Task prompt: Sort through the data and copy the lines holding the word "chart".

%%

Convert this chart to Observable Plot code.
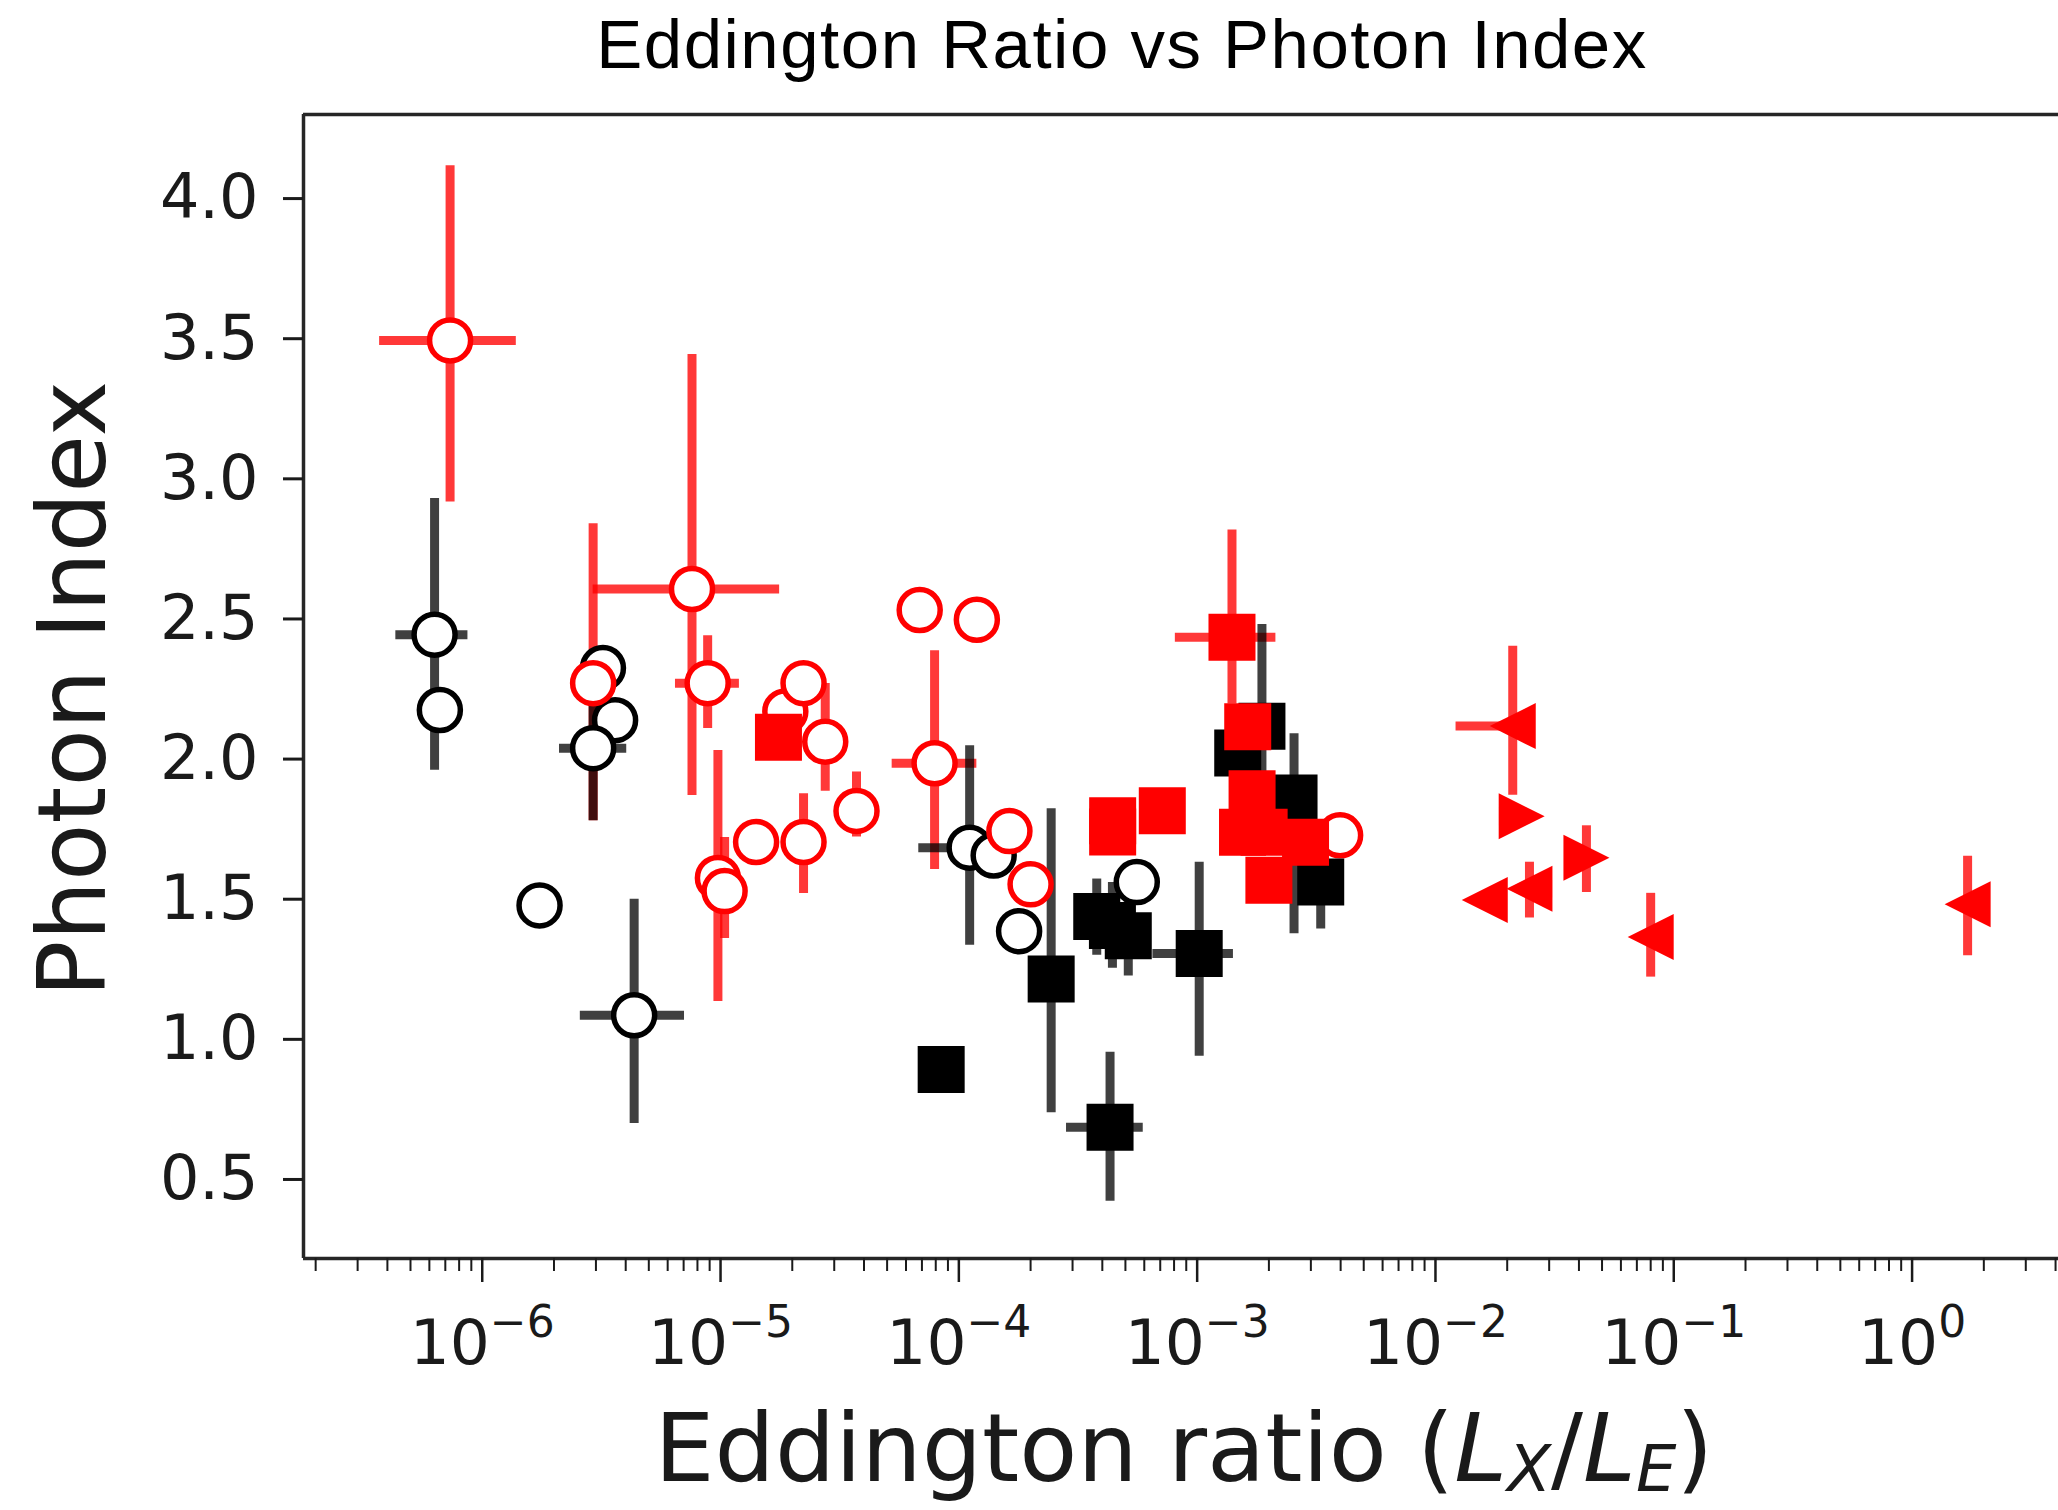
<!DOCTYPE html>
<html>
<head>
<meta charset="utf-8">
<script src="https://cdn.jsdelivr.net/npm/d3@7"></script>
<script src="https://cdn.jsdelivr.net/npm/@observablehq/plot@0.6"></script>
<style>
  html, body { margin: 0; padding: 0; background: #fff; overflow: hidden; }
</style>
</head>
<body>
<div id="chart"></div>
<script>
// ---------------- DATA ----------------
// each row: [x, y, xLow, xHigh, yLow, yHigh]  (null = no error bar)
const blackCircles = [
  [6.31e-7, 2.444, 4.34e-7, 8.71e-7, 1.96, 2.93],
  [6.64e-7, 2.175, null, null, null, null],
  [3.21e-6, 2.325, null, null, null, null],
  [3.61e-6, 2.139, null, null, null, null],
  [2.92e-6, 2.039, 2.11e-6, 4.04e-6, 1.78, 2.20],
  [1.74e-6, 1.478, null, null, 1.43, 1.53],
  [4.34e-6, 1.086, 2.58e-6, 7.06e-6, 0.70, 1.50],
  [1.11e-4, 1.684, 6.79e-5, 1.82e-4, 1.336, 2.048],
  [1.40e-4, 1.656, null, null, null, null],
  [1.79e-4, 1.386, null, null, null, null],
  [5.58e-4, 1.561, null, null, 1.50, 1.60]
];
const redCircles = [
  [7.33e-7, 3.494, 3.71e-7, 1.39e-6, 2.917, 4.117],
  [7.59e-6, 2.607, 2.92e-6, 1.77e-5, 1.87, 3.444],
  [2.92e-6, 2.271, null, null, 1.78, 2.84],
  [8.83e-6, 2.271, 6.47e-6, 1.20e-5, 2.109, 2.44],
  [9.75e-6, 1.576, null, null, 1.135, 2.031],
  [1.04e-5, 1.529, null, null, 1.36, 1.72],
  [1.41e-5, 1.704, null, null, null, null],
  [1.87e-5, 2.17, null, null, null, null],
  [2.23e-5, 2.271, null, null, null, null],
  [2.75e-5, 2.062, null, null, 1.885, 2.27],
  [2.23e-5, 1.704, null, null, 1.52, 1.876],
  [3.72e-5, 1.815, null, null, 1.722, 1.954],
  [7.91e-5, 1.985, 5.25e-5, 1.19e-4, 1.606, 2.387],
  [6.85e-5, 2.532, null, null, null, null],
  [1.19e-4, 2.497, null, null, null, null],
  [1.63e-4, 1.743, null, null, null, null],
  [2.00e-4, 1.553, null, null, null, null],
  [3.98e-3, 1.728, null, null, null, null]
];
const blackSquares = [
  [8.43e-5, 0.892, null, null, 0.87, 0.92],
  [2.44e-4, 1.215, null, null, 0.738, 1.823],
  [4.31e-4, 0.686, 2.83e-4, 5.94e-4, 0.422, 0.954],
  [3.79e-4, 1.438, null, null, 1.30, 1.572],
  [4.41e-4, 1.406, null, null, 1.254, 1.56],
  [5.14e-4, 1.37, null, null, 1.226, 1.51],
  [1.02e-3, 1.306, 6.52e-4, 1.42e-3, 0.94, 1.632],
  [1.48e-3, 2.022, null, null, null, null],
  [1.87e-3, 2.117, null, null, 1.76, 2.48],
  [2.55e-3, 1.861, null, null, 1.377, 2.09],
  [3.30e-3, 1.561, null, null, 1.394, 1.70]
];
const redSquares = [
  [1.75e-5, 2.078, null, null, null, null],
  [4.42e-4, 1.78, null, null, null, null],
  [4.42e-4, 1.74, null, null, null, null],
  [7.14e-4, 1.816, null, null, null, null],
  [1.40e-3, 2.435, 8.1e-4, 2.14e-3, 2.197, 2.817],
  [1.63e-3, 2.115, null, null, null, null],
  [1.70e-3, 1.876, null, null, null, null],
  [1.55e-3, 1.739, null, null, null, null],
  [1.91e-3, 1.739, null, null, null, null],
  [2.00e-3, 1.568, null, null, 1.52, 1.60],
  [2.85e-3, 1.703, null, null, null, null]
];
const redTrianglesLeft = [
  [2.11e-2, 2.118, 1.22e-2, 2.6e-2, 1.871, 2.403],
  [1.61e-2, 1.497, null, null, null, null],
  [2.48e-2, 1.537, null, null, 1.433, 1.632],
  [8.0e-2, 1.365, null, null, 1.222, 1.521],
  [1.71, 1.482, null, null, 1.298, 1.653]
];
const redTrianglesRight = [
  [2.3e-2, 1.796, null, null, null, null],
  [4.3e-2, 1.648, null, null, 1.524, 1.762]
];

const yTicks = [0.5, 1.0, 1.5, 2.0, 2.5, 3.0, 3.5, 4.0];
const xMajorExponents = [-6, -5, -4, -3, -2, -1, 0];
const titleText = "Eddington Ratio vs Photon Index";
const yLabelText = "Photon Index";

// ---------------- LAYOUT ----------------
const W = 2058, H = 1510;
const mTop = 114, mBottom = 252, mLeft = 303;
const xDomain = [Math.pow(10, -6.750), Math.pow(10, 0.6144)];
const yDomain = [0.218, 4.30];

const toRows = (arr) => arr.map(([x, y, xlo, xhi, ylo, yhi]) => ({x, y, xlo, xhi, ylo, yhi}));
const BC = toRows(blackCircles), RC = toRows(redCircles), BS = toRows(blackSquares),
      RS = toRows(redSquares), TL = toRows(redTrianglesLeft), TR = toRows(redTrianglesRight);
const redAll = [...RC, ...RS, ...TL, ...TR];
const blackAll = [...BC, ...BS];

const xMajor = xMajorExponents.map(e => Math.pow(10, e));
const xMinor = [];
for (let e = -7; e <= 0; e++) for (let m = 2; m <= 9; m++) {
  const v = m * Math.pow(10, e);
  if (v >= xDomain[0] && v <= xDomain[1]) xMinor.push(v);
}

const RED_BAR = "rgb(255,0,0)", BLACK_BAR = "rgb(0,0,0)";
const barW = 9;

const hasY = r => r.ylo != null;
const hasX = r => r.xlo != null;

const squareSym = {draw(ctx, size) { const h = Math.sqrt(size / Math.PI);
  ctx.moveTo(-h, -h); ctx.lineTo(h, -h); ctx.lineTo(h, h); ctx.lineTo(-h, h); ctx.closePath(); }};
const triLeftSym = {draw(ctx, size) { const h = Math.sqrt(size / Math.PI);
  ctx.moveTo(-h, 0); ctx.lineTo(h, -h); ctx.lineTo(h, h); ctx.closePath(); }};
const triRightSym = {draw(ctx, size) { const h = Math.sqrt(size / Math.PI);
  ctx.moveTo(h, 0); ctx.lineTo(-h, -h); ctx.lineTo(-h, h); ctx.closePath(); }};

const plot = Plot.plot({
  width: W, height: H,
  marginTop: mTop, marginBottom: mBottom, marginLeft: mLeft, marginRight: 0,
  style: {fontFamily: "DejaVu Sans", background: "white", color: "#1a1a1a"},
  x: {type: "log", domain: xDomain},
  y: {domain: yDomain},
  marks: [
    // error bars (drawn beneath all markers)
    Plot.ruleY(redAll.filter(hasX), {y: "y", x1: "xlo", x2: "xhi", stroke: RED_BAR, strokeOpacity: 0.78, strokeWidth: barW}),
    Plot.ruleX(redAll.filter(hasY), {x: "x", y1: "ylo", y2: "yhi", stroke: RED_BAR, strokeOpacity: 0.78, strokeWidth: barW}),
    Plot.ruleY(blackAll.filter(hasX), {y: "y", x1: "xlo", x2: "xhi", stroke: BLACK_BAR, strokeOpacity: 0.75, strokeWidth: barW}),
    Plot.ruleX(blackAll.filter(hasY), {x: "x", y1: "ylo", y2: "yhi", stroke: BLACK_BAR, strokeOpacity: 0.75, strokeWidth: barW}),
    // markers
    Plot.dot(BC, {x: "x", y: "y", r: 20.5, fill: "white", stroke: "black", strokeWidth: 5.5}),
    Plot.dot(RC, {x: "x", y: "y", r: 20.5, fill: "white", stroke: "red", strokeWidth: 5.5}),
    Plot.dot(BS, {x: "x", y: "y", r: 23.5, symbol: squareSym, fill: "black", stroke: "none"}),
    Plot.dot(RS, {x: "x", y: "y", r: 23.5, symbol: squareSym, fill: "red", stroke: "none"}),
    Plot.dot(TL, {x: "x", y: "y", r: 23, symbol: triLeftSym, fill: "red", stroke: "none"}),
    Plot.dot(TR, {x: "x", y: "y", r: 23, symbol: triRightSym, fill: "red", stroke: "none"}),
    // axes frame (left, top, bottom)
    Plot.ruleX([xDomain[0]], {stroke: "#262626", strokeWidth: 3.5}),
    Plot.ruleY([yDomain[0]], {stroke: "#262626", strokeWidth: 3.5}),
    Plot.ruleY([yDomain[1]], {stroke: "#262626", strokeWidth: 3.5}),
    Plot.axisY({ticks: yTicks, tickSize: 20, tickPadding: 25, fontSize: 62,
      tickFormat: d => d.toFixed(1), label: null, strokeWidth: 3}),
    Plot.axisX({ticks: xMajor, tickSize: 24, tickPadding: 37, fontSize: 63,
      tickFormat: d => "10^" + Math.round(Math.log10(d)), label: null, strokeWidth: 2.5}),
    Plot.axisX({ticks: xMinor, tickSize: 13, tickFormat: () => "", label: null, strokeWidth: 2})
  ]
});

const NS = "http://www.w3.org/2000/svg";
// superscripted log tick labels
plot.querySelectorAll('g[aria-label="x-axis tick label"] text').forEach(t => {
  const m = /^10\^(-?\d+)$/.exec(t.textContent);
  if (!m) return;
  t.textContent = "10";
  const ts = document.createElementNS(NS, "tspan");
  ts.setAttribute("font-size", "44");
  ts.setAttribute("dy", "-27");
  ts.textContent = m[1].replace("-", "\u2212");
  t.appendChild(ts);
});

function addText(attrs, parts) {
  const t = document.createElementNS(NS, "text");
  for (const k in attrs) t.setAttribute(k, attrs[k]);
  for (const p of parts) {
    if (typeof p === "string") { t.appendChild(document.createTextNode(p)); continue; }
    const ts = document.createElementNS(NS, "tspan");
    for (const k in p.attrs) ts.setAttribute(k, p.attrs[k]);
    ts.textContent = p.text;
    t.appendChild(ts);
  }
  plot.appendChild(t);
  return t;
}

// title
addText({x: 1122, y: 68, "text-anchor": "middle", "font-family": "Liberation Sans, Arial, sans-serif",
  "font-size": 69, "letter-spacing": "1.5", fill: "#000"}, [titleText]);
// y label
addText({transform: "translate(105,689) rotate(-90)", "text-anchor": "middle",
  "font-family": "DejaVu Sans", "font-size": 94, fill: "#1a1a1a"}, [yLabelText]);
// x label with mathtext-like L_X / L_E
addText({x: 1184, y: 1481, "text-anchor": "middle", "font-family": "DejaVu Sans",
  "font-size": 95, fill: "#1a1a1a"}, [
  "Eddington ratio (",
  {text: "L", attrs: {"font-style": "italic"}},
  {text: "X", attrs: {"font-style": "italic", "font-size": 64, dy: 10}},
  {text: "/", attrs: {dy: -10}},
  {text: "L", attrs: {"font-style": "italic"}},
  {text: "E", attrs: {"font-style": "italic", "font-size": 64, dy: 10}},
  {text: ")", attrs: {dy: -10}}
]);

document.getElementById("chart").appendChild(plot);
</script>
</body>
</html>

%%

Exercise answer:
Convert this chart to Observable Plot code.
<div id="chart"></div>
document.getElementById("chart").appendChild(plot);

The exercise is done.